Editor’s Note: Welcome to our “2020 Lakers Season In Review” series, where we’ll be looking back at every member of this Lakers roster as the offseason commences, and answering some questions about what they contributed (or didn’t) to the team’s 17th championship, as well as discussing what their situation is moving forward. Today, let’s discuss Quinn Cook.
How did he play?
A better question, in the case of Quinn Cook, might have been “how often did he play?” The answer was “not much,” and that’s doubly so when games mattered.
Despite being recruited to join the Lakers by Anthony Davis and having LeBron James lobby Rob Pelinka to sign him, Cook averaged fewer minutes in the regular season (11.5) than J.R. Smith (13.2), the latter of whom only joined the team for the NBA bubble. Cook played just 508 minutes total this season, only about 50 more than Troy Daniels, who was waived before the trade deadline. In the postseason, Cook only appeared in six games, mostly in garbage time, playing just 24 minutes total.
It was hardly the storybook return the lifelong Lakers fan probably envisioned when he signed with the team, or after the debut he called “a dream come true.” And when Cook did get on the floor, he just wasn’t all that great.
Cook’s struggles to throw solid entry passes — he averaged nearly as many turnovers (2.3) as assists (3.5) per 36 minutes — were part of the reason the team went looking for more ballhandling in the buyout market. In a year during which Cook set a new career-low in 3-point shooting for a full season (making just 36.5% of his attempts from deep) it was hard to find a role for the small and defensively challenged shooting specialist. The most apt metaphor for his season was the Lakers’ bus literally forgetting him at the arena as the team left to celebrate their title after winning Game 6 of the NBA Finals.
Cook remained a beloved locker room figure who was integral to the team’s vaunted chemistry, always tried to stay ready, never groused about his role and was happy to help in any way he could — including doing his best Damian Lillard impression for the scout team as L.A. prepared for the Blazers — but this was definitely a season to forget for him on the court. Still, he won a ring alongside his friends while playing for the team he and his dad grew up cheering for, so he probably isn’t too upset about it.
What is his contract situation moving forward?

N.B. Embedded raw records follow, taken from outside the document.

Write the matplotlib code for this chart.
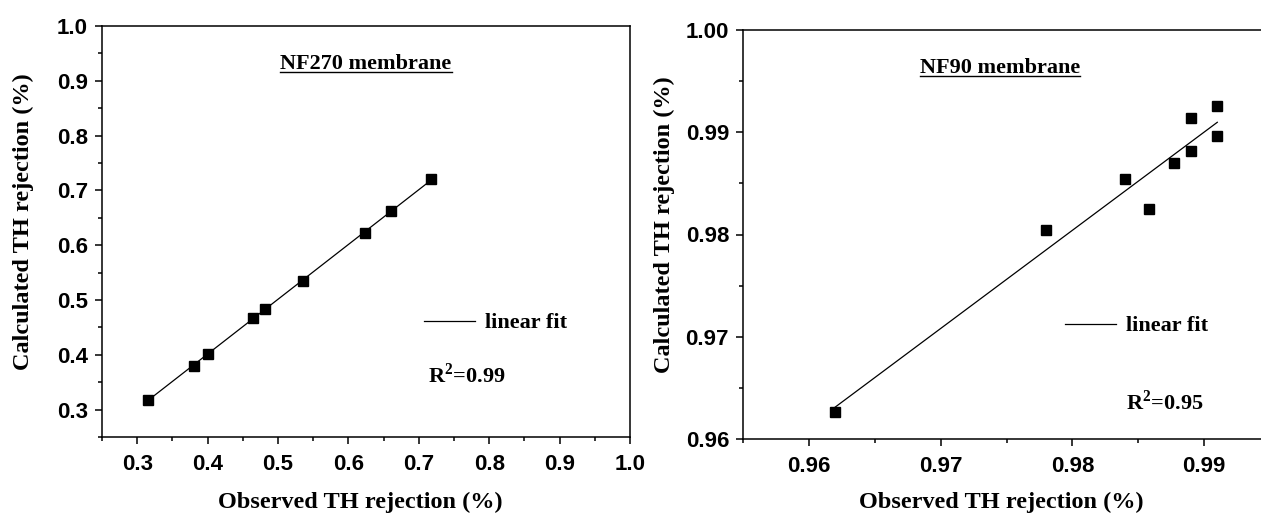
import numpy as np
import matplotlib
matplotlib.use("Agg")
import matplotlib.pyplot as plt
from matplotlib.ticker import MultipleLocator, FormatStrFormatter

plt.rcParams['mathtext.fontset'] = 'custom'
plt.rcParams['mathtext.rm'] = 'Liberation Serif:bold'
plt.rcParams['mathtext.bf'] = 'Liberation Serif:bold'

# NF270 membrane (observed vs calculated TH rejection)
nf270_obs = [0.316, 0.380, 0.400, 0.465, 0.481, 0.535, 0.624, 0.661, 0.718]
nf270_calc = [0.318, 0.380, 0.401, 0.468, 0.484, 0.535, 0.623, 0.662, 0.721]

# NF90 membrane
nf90_obs = [0.962, 0.978, 0.984, 0.9858, 0.9877, 0.989, 0.989, 0.991, 0.991]
nf90_calc = [0.9626, 0.9804, 0.9854, 0.9825, 0.9870, 0.9914, 0.9882, 0.9926, 0.9896]

panels = [
    {"obs": nf270_obs, "calc": nf270_calc, "title": "NF270 membrane", "r2": "0.99",
     "xlim": (0.25, 1.0), "ylim": (0.25, 1.0), "major": 0.1, "minor": 0.05, "fmt": "%.1f",
     "pos": [102/1261, 1-437/514, 528/1261, 411/514],
     "title_xy": (0.5, 0.908), "leg_xy": (0.61, 0.277), "r2_xy": (0.617, 0.131),
     "xlab": (0.49, -0.158), "ylab": (-0.148, 0.523), "yticks": np.arange(0.3, 1.01, 0.1)},
    {"obs": nf90_obs, "calc": nf90_calc, "title": "NF90 membrane", "r2": "0.95",
     "xlim": (0.955, 0.995), "ylim": (0.96, 1.0), "major": 0.01, "minor": 0.005, "fmt": "%.2f",
     "pos": [743/1261, 1-439/514, 527/1261, 409/514],
     "title_xy": (0.488, 0.907), "leg_xy": (0.611, 0.276), "r2_xy": (0.727, 0.071),
     "xlab": (0.491, -0.154), "ylab": (-0.150, 0.523), "yticks": np.arange(0.96, 1.001, 0.01)},
]

fig = plt.figure(figsize=(12.61, 5.14), dpi=100)
serif = {"family": "Liberation Serif", "weight": "bold"}

titles = []
for p in panels:
    ax = fig.add_axes(p["pos"])
    x = np.array(p["obs"])
    y = np.array(p["calc"])
    coef = np.polyfit(x, y, 1)
    xf = np.array([x.min(), x.max()])
    ax.plot(xf, np.polyval(coef, xf), color='k', lw=0.9, label='linear fit')
    ax.plot(x, y, 's', color='k', ms=6.5, zorder=3)

    ax.set_xlim(*p["xlim"])
    ax.set_ylim(*p["ylim"])
    ax.xaxis.set_major_locator(MultipleLocator(p["major"]))
    ax.xaxis.set_minor_locator(MultipleLocator(p["minor"]))
    ax.set_yticks(p["yticks"])
    ax.yaxis.set_minor_locator(MultipleLocator(p["minor"]))
    ax.xaxis.set_major_formatter(FormatStrFormatter(p["fmt"]))
    ax.yaxis.set_major_formatter(FormatStrFormatter(p["fmt"]))
    ax.tick_params(which='both', direction='out', top=False, right=False, width=1.1)
    ax.tick_params(which='major', length=5)
    ax.tick_params(which='minor', length=3)
    ax.tick_params(axis='y', pad=5)
    ax.tick_params(axis='x', pad=7)
    for lab in ax.get_xticklabels() + ax.get_yticklabels():
        lab.set_fontfamily('Liberation Sans')
        lab.set_fontweight('bold')
        lab.set_fontsize(16)
    for s in ax.spines.values():
        s.set_linewidth(1.1)

    ax.set_xlabel("Observed TH rejection (%)", fontsize=17.5, va='center', **serif)
    ax.xaxis.set_label_coords(*p["xlab"])
    ax.set_ylabel("Calculated TH rejection (%)", fontsize=17.5, va='center', **serif)
    ax.yaxis.set_label_coords(*p["ylab"])

    t = ax.text(*p["title_xy"], p["title"], transform=ax.transAxes, ha='center', va='center',
                fontsize=16, **serif)
    titles.append((ax, t))

    ax.legend(loc='center left', bbox_to_anchor=p["leg_xy"], frameon=False,
              borderpad=0, borderaxespad=0, handlelength=2.3, handletextpad=0.45,
              prop={"family": "Liberation Serif", "weight": "bold", "size": 16})
    ax.text(*p["r2_xy"], r"R$^{\mathbf{2}}$=" + p["r2"], transform=ax.transAxes,
            ha='left', va='baseline', fontsize=16, **serif)

# underline the membrane labels
fig.canvas.draw()
renderer = fig.canvas.get_renderer()
for ax, t in titles:
    bb = t.get_window_extent(renderer).transformed(ax.transAxes.inverted())
    ax.plot([bb.x0, bb.x1], [bb.y0 + 0.005, bb.y0 + 0.005], color='k', lw=1.0,
            transform=ax.transAxes, clip_on=False)

fig.savefig("out.png", dpi=100)
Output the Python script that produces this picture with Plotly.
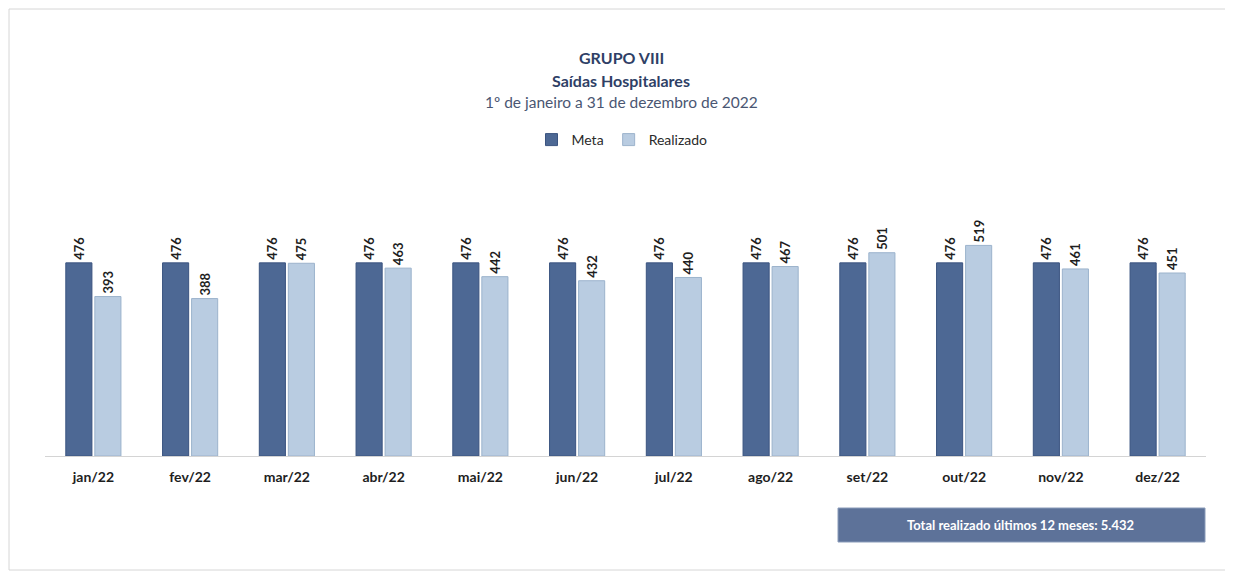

Cook signed a two-year, $6 million contract last summer, but only $1 million of his $3 million salary for the 2020-21 season is fully guaranteed if he’s cut before free agency begins (the official date for which is still not set as of the publishing of this story). That makes him a potentially useful piece as salary filler in a draft night trade, or to just balance out numbers in a later deal.
Will he be back?
Given all of the context above, I don’t really expect Cook to be back next season. Whether he’s used in a trade or cut to make a spot for the Lakers to take a chance on someone else who might contribute, I think there are a fair amount of reasons for the team to move on in one way or another if they’re presented an opportunity to try and improve their roster.
That noted, I would also not be shocked to see Cook return, given his close relationships in the locker room, how much he clearly relished fulfilling his dream of being a Laker — something this team values more than most — and the idea that the Lakers might be cutting bait on him too soon.
After all, it’s unlikely Cook could play worse next season, and every team can use shooters to dust off in case of emergency that are also happy not playing and serve as a valuable part of the team’s rare and important chemistry. Cook is as well-liked as any player in the league, and his shooting — outside of this season — is a valuable skill. There are reasons it would make sense to move on from him after an underwhelming year, but there are also arguments to keep him. Ultimately if I had to guess I’d assume the team will do the former, but he could also very well be back next year as well, depending on what the team is hearing about who is available to them as free agency approaches.
Either way, whatever locker room Cook occupies next will be lucky to have one of the nicest players in the entire NBA along for the ride. Whether he plays or contributes, however, will be a different question entirely.